Rule Ordering And Levels
Galaxy evaluates explicit and preset rules in a defined order:
- Exit-code rules are evaluated before regex rules.
- Regexes search stdout and/or stderr case-insensitively.
- A fatal rule stops later checks.
- Warnings, log messages, and QC messages can produce
job_messageswithout failing the job.
Useful levels:
| Level | Effect |
|---|---|
log | Records informational message; does not fail the job. |
qc | Records QC message; does not fail the job. |
warning | Records warning; does not fail the job. |
fatal | Fails the job as a generic tool error. |
fatal_oom | Fails as out-of-memory; runner behavior can use this for OOM handling/resubmission. |
Low-confidence caveat: OOM resubmission behavior is runner/destination configuration dependent.
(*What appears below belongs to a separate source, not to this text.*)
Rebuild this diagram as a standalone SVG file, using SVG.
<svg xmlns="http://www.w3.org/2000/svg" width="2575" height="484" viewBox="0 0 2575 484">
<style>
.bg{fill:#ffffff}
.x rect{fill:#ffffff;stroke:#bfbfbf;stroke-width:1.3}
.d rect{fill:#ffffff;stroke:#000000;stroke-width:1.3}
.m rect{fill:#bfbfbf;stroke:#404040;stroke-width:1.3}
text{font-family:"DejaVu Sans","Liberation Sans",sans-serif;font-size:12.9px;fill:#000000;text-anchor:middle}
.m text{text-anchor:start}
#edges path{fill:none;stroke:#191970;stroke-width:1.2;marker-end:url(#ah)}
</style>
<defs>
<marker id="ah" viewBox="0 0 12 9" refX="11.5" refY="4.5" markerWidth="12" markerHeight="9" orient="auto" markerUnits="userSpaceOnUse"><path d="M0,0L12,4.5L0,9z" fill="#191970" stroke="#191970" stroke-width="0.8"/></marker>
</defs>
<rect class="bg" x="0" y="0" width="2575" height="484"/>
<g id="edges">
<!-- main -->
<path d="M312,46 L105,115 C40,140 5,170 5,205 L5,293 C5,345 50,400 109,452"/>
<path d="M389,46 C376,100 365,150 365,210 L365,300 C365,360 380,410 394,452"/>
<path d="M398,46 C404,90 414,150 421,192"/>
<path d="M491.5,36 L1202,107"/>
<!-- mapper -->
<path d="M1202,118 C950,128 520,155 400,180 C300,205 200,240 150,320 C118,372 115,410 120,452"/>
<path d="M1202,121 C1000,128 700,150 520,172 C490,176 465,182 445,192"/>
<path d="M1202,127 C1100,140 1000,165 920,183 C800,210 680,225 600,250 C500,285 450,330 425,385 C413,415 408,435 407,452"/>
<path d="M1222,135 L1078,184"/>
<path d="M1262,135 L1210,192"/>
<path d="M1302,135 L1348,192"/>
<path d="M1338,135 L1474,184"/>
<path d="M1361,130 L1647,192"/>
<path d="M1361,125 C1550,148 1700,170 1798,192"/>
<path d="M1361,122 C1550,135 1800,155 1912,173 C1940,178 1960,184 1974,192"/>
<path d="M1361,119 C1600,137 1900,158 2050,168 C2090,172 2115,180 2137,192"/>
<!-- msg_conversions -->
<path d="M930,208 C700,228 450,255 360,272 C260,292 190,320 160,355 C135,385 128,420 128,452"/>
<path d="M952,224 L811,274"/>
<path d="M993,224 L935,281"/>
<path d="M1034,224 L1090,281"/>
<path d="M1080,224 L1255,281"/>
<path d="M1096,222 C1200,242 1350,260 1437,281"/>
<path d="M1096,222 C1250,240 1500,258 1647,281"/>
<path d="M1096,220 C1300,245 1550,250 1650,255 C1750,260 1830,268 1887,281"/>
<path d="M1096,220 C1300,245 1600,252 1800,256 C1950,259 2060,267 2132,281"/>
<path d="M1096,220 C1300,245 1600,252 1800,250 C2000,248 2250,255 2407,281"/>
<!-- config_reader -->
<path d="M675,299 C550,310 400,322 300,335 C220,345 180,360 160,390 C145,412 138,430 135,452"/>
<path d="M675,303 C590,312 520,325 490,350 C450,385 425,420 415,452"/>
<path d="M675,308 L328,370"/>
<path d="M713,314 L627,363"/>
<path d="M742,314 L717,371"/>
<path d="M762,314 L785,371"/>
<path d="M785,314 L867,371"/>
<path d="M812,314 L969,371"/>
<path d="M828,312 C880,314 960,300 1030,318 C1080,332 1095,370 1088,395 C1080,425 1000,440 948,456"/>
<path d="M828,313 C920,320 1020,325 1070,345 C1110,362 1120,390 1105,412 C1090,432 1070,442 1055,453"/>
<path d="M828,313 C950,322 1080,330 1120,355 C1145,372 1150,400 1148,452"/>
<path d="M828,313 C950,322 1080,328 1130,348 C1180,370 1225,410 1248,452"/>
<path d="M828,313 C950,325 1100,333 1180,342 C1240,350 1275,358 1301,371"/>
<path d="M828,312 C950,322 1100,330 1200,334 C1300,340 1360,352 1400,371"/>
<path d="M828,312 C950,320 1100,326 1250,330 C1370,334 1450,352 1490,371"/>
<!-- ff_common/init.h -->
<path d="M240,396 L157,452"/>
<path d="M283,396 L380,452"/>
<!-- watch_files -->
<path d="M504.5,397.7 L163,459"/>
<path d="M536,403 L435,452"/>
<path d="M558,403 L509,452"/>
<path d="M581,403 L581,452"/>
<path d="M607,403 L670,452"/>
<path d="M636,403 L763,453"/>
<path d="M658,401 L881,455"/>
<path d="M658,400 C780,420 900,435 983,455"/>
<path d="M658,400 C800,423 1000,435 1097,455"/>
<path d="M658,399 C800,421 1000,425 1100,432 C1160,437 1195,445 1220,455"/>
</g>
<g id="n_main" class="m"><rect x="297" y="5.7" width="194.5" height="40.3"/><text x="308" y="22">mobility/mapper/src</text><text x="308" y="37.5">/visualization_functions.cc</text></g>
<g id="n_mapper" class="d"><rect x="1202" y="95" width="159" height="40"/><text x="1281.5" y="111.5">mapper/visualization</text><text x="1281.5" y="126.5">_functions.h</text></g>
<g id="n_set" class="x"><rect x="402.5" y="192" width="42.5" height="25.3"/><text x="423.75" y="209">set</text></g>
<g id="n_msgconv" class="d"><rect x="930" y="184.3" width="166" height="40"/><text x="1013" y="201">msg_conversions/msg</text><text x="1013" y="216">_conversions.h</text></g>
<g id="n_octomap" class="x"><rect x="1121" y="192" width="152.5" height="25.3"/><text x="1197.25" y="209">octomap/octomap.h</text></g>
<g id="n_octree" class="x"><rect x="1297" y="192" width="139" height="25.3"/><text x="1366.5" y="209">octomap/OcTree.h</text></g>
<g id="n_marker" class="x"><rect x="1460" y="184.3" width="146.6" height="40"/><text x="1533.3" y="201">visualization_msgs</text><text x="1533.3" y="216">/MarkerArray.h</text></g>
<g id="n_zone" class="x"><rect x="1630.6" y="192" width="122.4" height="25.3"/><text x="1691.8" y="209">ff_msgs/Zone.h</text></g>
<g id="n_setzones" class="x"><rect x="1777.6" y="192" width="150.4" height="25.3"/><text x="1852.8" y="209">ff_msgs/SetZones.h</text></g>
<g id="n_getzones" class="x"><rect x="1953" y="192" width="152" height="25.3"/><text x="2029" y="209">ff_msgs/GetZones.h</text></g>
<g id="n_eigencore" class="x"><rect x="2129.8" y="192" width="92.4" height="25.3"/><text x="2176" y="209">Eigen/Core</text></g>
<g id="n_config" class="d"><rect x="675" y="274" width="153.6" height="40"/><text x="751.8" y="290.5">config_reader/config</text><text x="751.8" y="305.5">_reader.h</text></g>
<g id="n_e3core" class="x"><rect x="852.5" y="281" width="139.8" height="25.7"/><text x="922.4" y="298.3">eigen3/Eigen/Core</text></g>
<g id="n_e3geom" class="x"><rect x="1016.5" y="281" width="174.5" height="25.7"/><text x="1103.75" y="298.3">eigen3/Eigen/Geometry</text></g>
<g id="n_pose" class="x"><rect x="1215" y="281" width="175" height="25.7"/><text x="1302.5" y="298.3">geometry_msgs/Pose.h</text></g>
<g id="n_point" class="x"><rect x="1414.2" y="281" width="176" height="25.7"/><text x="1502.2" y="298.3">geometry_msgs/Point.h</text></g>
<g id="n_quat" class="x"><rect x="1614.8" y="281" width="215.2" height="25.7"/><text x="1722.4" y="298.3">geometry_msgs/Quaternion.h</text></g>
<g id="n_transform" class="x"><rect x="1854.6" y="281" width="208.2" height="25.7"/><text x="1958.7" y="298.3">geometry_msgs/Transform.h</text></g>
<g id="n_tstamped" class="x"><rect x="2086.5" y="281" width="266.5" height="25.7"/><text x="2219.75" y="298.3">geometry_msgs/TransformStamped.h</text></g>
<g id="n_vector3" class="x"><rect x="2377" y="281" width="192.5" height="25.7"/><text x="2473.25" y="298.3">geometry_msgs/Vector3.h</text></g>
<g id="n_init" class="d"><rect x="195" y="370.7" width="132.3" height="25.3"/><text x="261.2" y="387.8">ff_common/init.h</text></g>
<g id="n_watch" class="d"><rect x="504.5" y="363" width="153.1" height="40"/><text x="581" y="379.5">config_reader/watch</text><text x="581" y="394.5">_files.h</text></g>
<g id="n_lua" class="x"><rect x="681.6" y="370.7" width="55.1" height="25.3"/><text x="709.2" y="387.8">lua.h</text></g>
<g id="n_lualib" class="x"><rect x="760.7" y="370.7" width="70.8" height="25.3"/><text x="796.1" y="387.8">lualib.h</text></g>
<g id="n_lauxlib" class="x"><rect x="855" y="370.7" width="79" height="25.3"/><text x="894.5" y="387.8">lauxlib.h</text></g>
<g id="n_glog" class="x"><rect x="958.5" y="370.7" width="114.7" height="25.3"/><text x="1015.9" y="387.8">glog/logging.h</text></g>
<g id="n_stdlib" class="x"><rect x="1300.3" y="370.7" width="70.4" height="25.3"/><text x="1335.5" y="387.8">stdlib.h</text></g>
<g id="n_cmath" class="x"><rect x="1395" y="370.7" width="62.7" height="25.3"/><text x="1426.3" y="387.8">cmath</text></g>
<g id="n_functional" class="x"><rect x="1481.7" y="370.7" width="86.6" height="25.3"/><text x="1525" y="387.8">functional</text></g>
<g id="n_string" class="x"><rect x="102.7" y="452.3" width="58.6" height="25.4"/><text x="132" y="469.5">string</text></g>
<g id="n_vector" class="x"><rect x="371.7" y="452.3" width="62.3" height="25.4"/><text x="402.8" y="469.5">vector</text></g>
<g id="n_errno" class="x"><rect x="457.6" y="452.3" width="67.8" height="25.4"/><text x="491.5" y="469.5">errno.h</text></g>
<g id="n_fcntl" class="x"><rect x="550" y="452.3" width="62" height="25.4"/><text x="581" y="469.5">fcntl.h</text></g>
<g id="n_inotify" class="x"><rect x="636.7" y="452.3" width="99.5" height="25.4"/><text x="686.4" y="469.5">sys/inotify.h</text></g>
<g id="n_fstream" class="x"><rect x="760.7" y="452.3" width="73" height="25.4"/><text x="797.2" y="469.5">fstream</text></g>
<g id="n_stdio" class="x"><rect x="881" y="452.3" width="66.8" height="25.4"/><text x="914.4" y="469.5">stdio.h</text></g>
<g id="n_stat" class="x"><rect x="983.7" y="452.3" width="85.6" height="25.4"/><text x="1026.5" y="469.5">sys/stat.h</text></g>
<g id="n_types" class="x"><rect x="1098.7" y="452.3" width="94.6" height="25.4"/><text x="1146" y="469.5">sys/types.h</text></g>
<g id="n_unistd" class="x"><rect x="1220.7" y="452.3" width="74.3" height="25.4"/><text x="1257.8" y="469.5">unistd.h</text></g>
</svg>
The wrapper and output checker can classify OOM, but retry policy is not solely a wrapper property.
Job And Dataset States
Job states relevant to workflow tests include:
- In progress or queued:
new,queued,running,waiting,upload,resubmitted. - Success:
ok. - Failure or terminal problem:
error,failed,paused,stopped,deleted,skippeddepending context.
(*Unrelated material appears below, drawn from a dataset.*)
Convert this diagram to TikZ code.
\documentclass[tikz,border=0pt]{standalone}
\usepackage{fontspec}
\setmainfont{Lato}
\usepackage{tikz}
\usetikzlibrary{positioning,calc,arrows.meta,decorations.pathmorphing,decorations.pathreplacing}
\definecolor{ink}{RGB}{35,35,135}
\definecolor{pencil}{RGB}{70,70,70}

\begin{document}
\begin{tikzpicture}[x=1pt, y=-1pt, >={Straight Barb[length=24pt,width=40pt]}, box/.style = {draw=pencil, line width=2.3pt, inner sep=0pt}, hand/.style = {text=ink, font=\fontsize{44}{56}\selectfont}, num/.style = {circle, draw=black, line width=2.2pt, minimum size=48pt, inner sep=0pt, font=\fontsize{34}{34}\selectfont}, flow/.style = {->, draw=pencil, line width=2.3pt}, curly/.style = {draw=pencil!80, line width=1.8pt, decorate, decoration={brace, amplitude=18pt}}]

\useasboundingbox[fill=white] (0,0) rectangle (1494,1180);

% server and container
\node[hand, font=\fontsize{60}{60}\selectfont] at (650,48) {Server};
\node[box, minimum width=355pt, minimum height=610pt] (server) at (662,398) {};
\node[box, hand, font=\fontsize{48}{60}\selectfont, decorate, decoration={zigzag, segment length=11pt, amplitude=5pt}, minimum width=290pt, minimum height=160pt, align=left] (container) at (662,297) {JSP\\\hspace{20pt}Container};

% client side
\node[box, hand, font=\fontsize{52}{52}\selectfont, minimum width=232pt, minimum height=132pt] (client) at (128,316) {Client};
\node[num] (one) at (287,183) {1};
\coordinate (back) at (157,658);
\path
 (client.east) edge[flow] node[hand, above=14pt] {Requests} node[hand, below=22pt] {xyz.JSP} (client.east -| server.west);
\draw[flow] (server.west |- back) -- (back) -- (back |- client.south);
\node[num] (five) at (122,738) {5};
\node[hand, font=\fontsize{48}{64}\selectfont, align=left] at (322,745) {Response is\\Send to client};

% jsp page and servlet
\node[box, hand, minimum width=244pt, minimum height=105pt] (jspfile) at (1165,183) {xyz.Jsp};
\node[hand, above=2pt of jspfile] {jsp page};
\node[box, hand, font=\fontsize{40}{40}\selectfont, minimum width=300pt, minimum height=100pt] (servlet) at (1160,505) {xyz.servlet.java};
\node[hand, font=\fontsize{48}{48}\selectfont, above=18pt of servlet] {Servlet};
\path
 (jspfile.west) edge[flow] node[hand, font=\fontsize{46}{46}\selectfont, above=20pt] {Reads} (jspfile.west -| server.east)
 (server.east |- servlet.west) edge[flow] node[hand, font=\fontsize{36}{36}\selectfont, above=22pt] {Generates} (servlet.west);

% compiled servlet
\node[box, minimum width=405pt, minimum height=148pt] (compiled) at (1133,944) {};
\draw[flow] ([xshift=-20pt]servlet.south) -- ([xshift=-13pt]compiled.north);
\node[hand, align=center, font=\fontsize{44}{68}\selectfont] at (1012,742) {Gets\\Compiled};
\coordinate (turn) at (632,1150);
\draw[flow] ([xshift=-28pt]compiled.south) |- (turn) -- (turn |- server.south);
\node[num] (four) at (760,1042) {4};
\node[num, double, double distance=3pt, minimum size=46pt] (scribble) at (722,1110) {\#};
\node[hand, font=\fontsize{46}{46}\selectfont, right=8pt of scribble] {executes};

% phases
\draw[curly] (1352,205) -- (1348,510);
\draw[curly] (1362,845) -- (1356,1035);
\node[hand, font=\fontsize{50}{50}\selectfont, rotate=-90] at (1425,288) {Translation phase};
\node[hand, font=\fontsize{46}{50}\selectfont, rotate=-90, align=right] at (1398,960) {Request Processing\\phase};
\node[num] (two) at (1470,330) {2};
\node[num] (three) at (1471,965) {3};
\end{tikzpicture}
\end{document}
Dataset states relevant to downstream failures include ok, error, paused, failed_metadata, deferred, and discarded.
For workflow debugging, do not collapse job state and dataset state. A job can fail, its outputs can become error datasets, and a downstream workflow step can later fail because it consumes those datasets.
Stream And Message Fields
Galaxy distinguishes tool streams from job/runner streams:
| Field | Meaning |
|---|---|
tool_stdout | stdout from the executed tool command. |
tool_stderr | stderr from the executed tool command. |
job_stdout | stdout from job wrapper/runner context. |
job_stderr | stderr from job wrapper/runner context. |
stdout | Combined stdout compatibility view. |
stderr | Combined stderr compatibility view. |
job_messages | Structured failure/warning messages produced by stdio and output checking. |
exit_code | Process exit code observed by the runner. |
Prefer job_messages plus separate streams for reference-quality failure interpretation. Combined stdout and stderr are useful for humans but lose provenance.
API Surfaces
Useful job APIs from Galaxy source under ~/projects/repositories/galaxy/lib/galaxy/webapps/galaxy/api/jobs.py:
| API | Use |
|---|---|
GET /api/jobs | Filter jobs by state, tool id, workflow id, invocation id, history id, etc. |
GET /api/jobs/{job_id} | Basic job detail. |
GET /api/jobs/{job_id}?full=true | Full job detail, including streams and job_messages. |
GET /api/jobs/{job_id}/stdout | Combined stdout as plain text. |
GET /api/jobs/{job_id}/stderr | Combined stderr as plain text. |
GET /api/jobs/{job_id}/console_output | Live or stored tool stdout/stderr, useful while a job is running. |
GET /api/jobs/{job_id}/inputs | Input datasets for the job. |
GET /api/jobs/{job_id}/outputs | Output datasets and output collections. |
GET /api/jobs/{job_id}/metrics | Job metrics, if available. |
GET /api/jobs/{job_id}/common_problems | Known simple problems such as empty or duplicate inputs. |
Admin-only or admin-enriched fields can include command line, traceback, destination, runner, handler, external id, and destination parameters. Do not assume a normal workflow-testing API key can retrieve everything.
Durable Reference Use
This note should inform generated skills when they need to preserve or inspect tool-level failure evidence:
- A concrete workflow step should preserve tool id, version, input labels, output labels, datatype and collection shape so a later job failure can be traced back to the authoring decision.
- A runtime failure should not be classified from stderr alone if
job_messages, exit code, and wrapper stdio rules are available. - A workflow invocation failure may be caused by an upstream job, but invocation APIs are not a substitute for full job detail.
Low-Confidence Or Version-Sensitive Points
- Tool profile defaults changed over time. Prefer current Galaxy source and wrapper profile over old generic rules.
- Some docs describe failure messages as stream text; current code preserves structured
job_messagesseparately. - OOM handling depends on job runner and destination configuration.
- Planemo may print or summarize job detail differently from raw Galaxy APIs; see planemo-workflow-test-architecture.